TASK DETAILS:
Report how many lines of these entries hold the string "this"; reply with the number alone.

Charts and diagrams as code:
■ ■ ■ ■ ■ ■ ■
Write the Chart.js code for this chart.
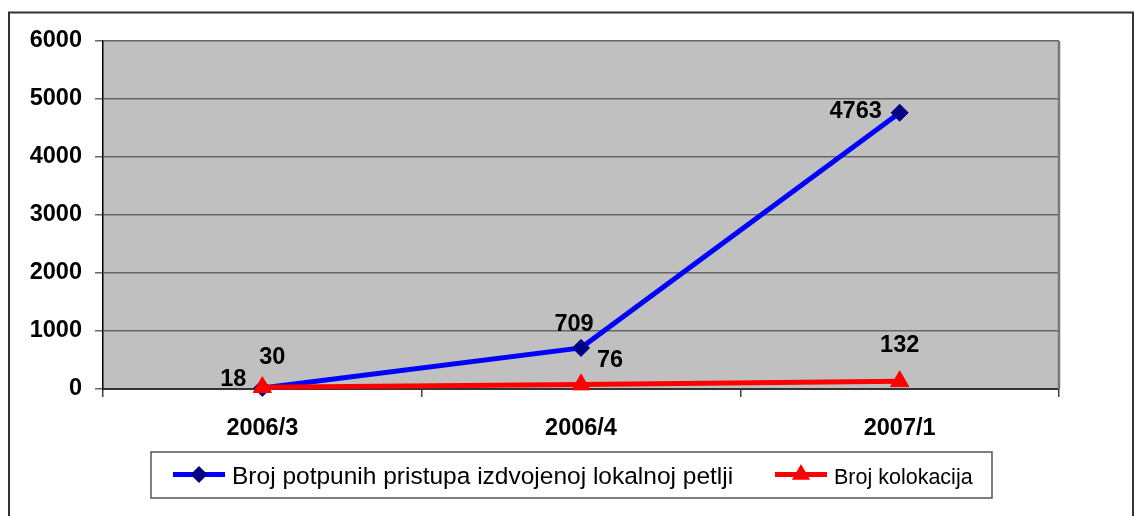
<!DOCTYPE html>
<html>
<head>
<meta charset="utf-8">
<title>Broj pristupa i kolokacija</title>
<script src="https://cdn.jsdelivr.net/npm/chart.js@4.4.1/dist/chart.umd.min.js"></script>
<style>
  html, body { margin: 0; padding: 0; background: #fff; }
  #wrap { position: relative; width: 1135px; height: 516px; }
</style>
</head>
<body>
<div id="wrap"><canvas id="myChart" width="1135" height="516"></canvas></div>
<script>
// data
var categories = ["2006/3", "2006/4", "2007/1"];
var seriesNames = ["Broj potpunih pristupa izdvojenoj lokalnoj petlji", "Broj kolokacija"];
var pristupValues = [18, 709, 4763];
var kolokacijeValues = [30, 76, 132];
var yTicks = [0, 1000, 2000, 3000, 4000, 5000, 6000];

// where the value labels sit, relative to their point (px)
var pristupLabelOffsets = [[-29, -8], [-7, -23], [-44, -1]];
var kolokacijeLabelOffsets = [[10, -30], [29, -24], [0, -36]];

var FONT = "'Liberation Sans', Arial, sans-serif";
Chart.defaults.font.family = FONT;

function drawMarker(ctx, style, x, y, r, color) {
  ctx.save();
  ctx.fillStyle = color;
  ctx.beginPath();
  if (style === "rectRot") {
    ctx.moveTo(x - r, y);
    ctx.lineTo(x, y - r);
    ctx.lineTo(x + r, y);
    ctx.lineTo(x, y + r);
  } else {
    ctx.moveTo(x, y - r);
    ctx.lineTo(x + r * 0.866, y + r * 0.5);
    ctx.lineTo(x - r * 0.866, y + r * 0.5);
  }
  ctx.closePath();
  ctx.fill();
  ctx.restore();
}

// grey plot background, frame, value labels and the boxed legend
var excelLook = {
  id: "excelLook",
  beforeDraw: function (chart) {
    var ctx = chart.ctx;
    var a = chart.chartArea;
    ctx.save();
    ctx.fillStyle = "#c0c0c0";
    ctx.fillRect(a.left, a.top, a.right - a.left, a.bottom - a.top);
    ctx.restore();
  },
  afterDatasetsDraw: function (chart) {
    var ctx = chart.ctx;
    ctx.save();
    ctx.font = "bold 23.5px " + FONT;
    ctx.fillStyle = "#000";
    ctx.textAlign = "center";
    ctx.textBaseline = "middle";
    chart.data.datasets.forEach(function (ds, i) {
      var meta = chart.getDatasetMeta(i);
      meta.data.forEach(function (pt, j) {
        var off = ds.labelOffsets[j];
        ctx.fillText(String(ds.data[j]), pt.x + off[0], pt.y + off[1]);
      });
    });
    ctx.restore();
  },
  afterDraw: function (chart) {
    var ctx = chart.ctx;
    var a = chart.chartArea;
    ctx.save();

    // right edge of plot area
    ctx.strokeStyle = "#777";
    ctx.lineWidth = 2.5;
    ctx.beginPath();
    ctx.moveTo(a.right, a.top);
    ctx.lineTo(a.right, a.bottom);
    ctx.stroke();

    // outer frame
    ctx.strokeStyle = "#333";
    ctx.lineWidth = 2;
    ctx.strokeRect(9, 12.5, 1124, 530);

    // legend box
    ctx.strokeStyle = "#555";
    ctx.lineWidth = 1.5;
    ctx.strokeRect(151, 452, 841, 46);

    var swatchX = [173, 775];
    var fontSizes = [24.5, 21.5];
    chart.data.datasets.forEach(function (ds, i) {
      var x = swatchX[i];
      var y = 474.5;
      ctx.strokeStyle = ds.borderColor;
      ctx.lineWidth = 5;
      ctx.beginPath();
      ctx.moveTo(x, y);
      ctx.lineTo(x + 52, y);
      ctx.stroke();
      drawMarker(ctx, ds.pointStyle, x + 26, y, ds.pointRadius, ds.pointBackgroundColor);
      ctx.fillStyle = "#000";
      ctx.font = fontSizes[i] + "px " + FONT;
      ctx.textAlign = "left";
      ctx.textBaseline = "alphabetic";
      ctx.fillText(ds.label, x + 59, 483.5);
    });
    ctx.restore();
  },
};

var ctx = document.getElementById("myChart").getContext("2d");
var myChart = new Chart(ctx, {
  type: "line",
  data: {
    labels: categories,
    datasets: [
      {
        label: seriesNames[0],
        data: pristupValues,
        labelOffsets: pristupLabelOffsets,
        borderColor: "#0000ff",
        borderWidth: 5,
        pointStyle: "rectRot",
        pointRadius: 8.5,
        pointBackgroundColor: "#000080",
        pointBorderColor: "#000080",
        pointBorderWidth: 1,
        tension: 0,
        clip: false,
        order: 1,
      },
      {
        label: seriesNames[1],
        data: kolokacijeValues,
        labelOffsets: kolokacijeLabelOffsets,
        borderColor: "#ff0000",
        borderWidth: 5,
        pointStyle: "triangle",
        pointRadius: 10.5,
        pointBackgroundColor: "#ff0000",
        pointBorderColor: "#ff0000",
        pointBorderWidth: 1,
        tension: 0,
        clip: false,
        order: 0,
      },
    ],
  },
  options: {
    responsive: false,
    animation: false,
    devicePixelRatio: 1,
    layout: { padding: { top: 41, right: 76, bottom: 0, left: 0 } },
    plugins: {
      legend: { display: false },
      tooltip: { enabled: false },
      title: { display: false },
    },
    scales: {
      x: {
        offset: true,
        grid: {
          offset: true,
          drawOnChartArea: false,
          drawTicks: true,
          tickLength: 8,
          color: "#444",
          lineWidth: 1.5,
        },
        border: { display: true, color: "#333", width: 2 },
        ticks: {
          color: "#000",
          font: { size: 23.5, weight: "bold" },
          padding: 17,
          maxRotation: 0,
        },
        afterFit: function (scale) {
          scale.height = 127;
        },
      },
      y: {
        min: yTicks[0],
        max: yTicks[yTicks.length - 1],
        afterBuildTicks: function (scale) {
          scale.ticks = yTicks.map(function (v) {
            return { value: v };
          });
        },
        grid: {
          color: "#666",
          lineWidth: 1.5,
          tickLength: 8,
        },
        border: { display: true, color: "#000", width: 1.5 },
        ticks: {
          color: "#000",
          font: { size: 23.5, weight: "bold" },
          padding: 13,
          callback: function (value) {
            return String(value);
          },
        },
        afterFit: function (scale) {
          scale.width = 103;
        },
      },
    },
  },
  plugins: [excelLook],
});
</script>
</body>
</html>
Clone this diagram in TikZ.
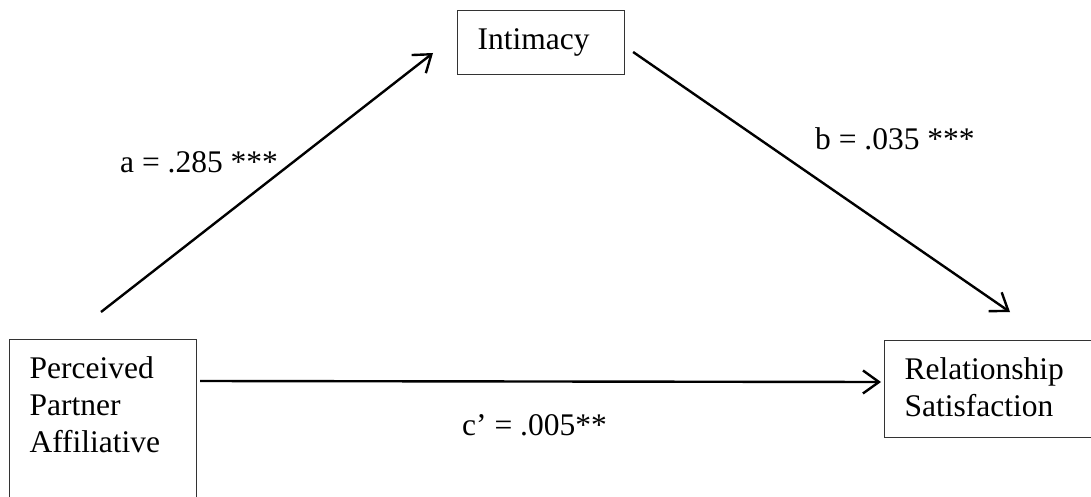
■ ■ ■ ■ ■ ■ ■
RESPONSE TO THE TASK:
2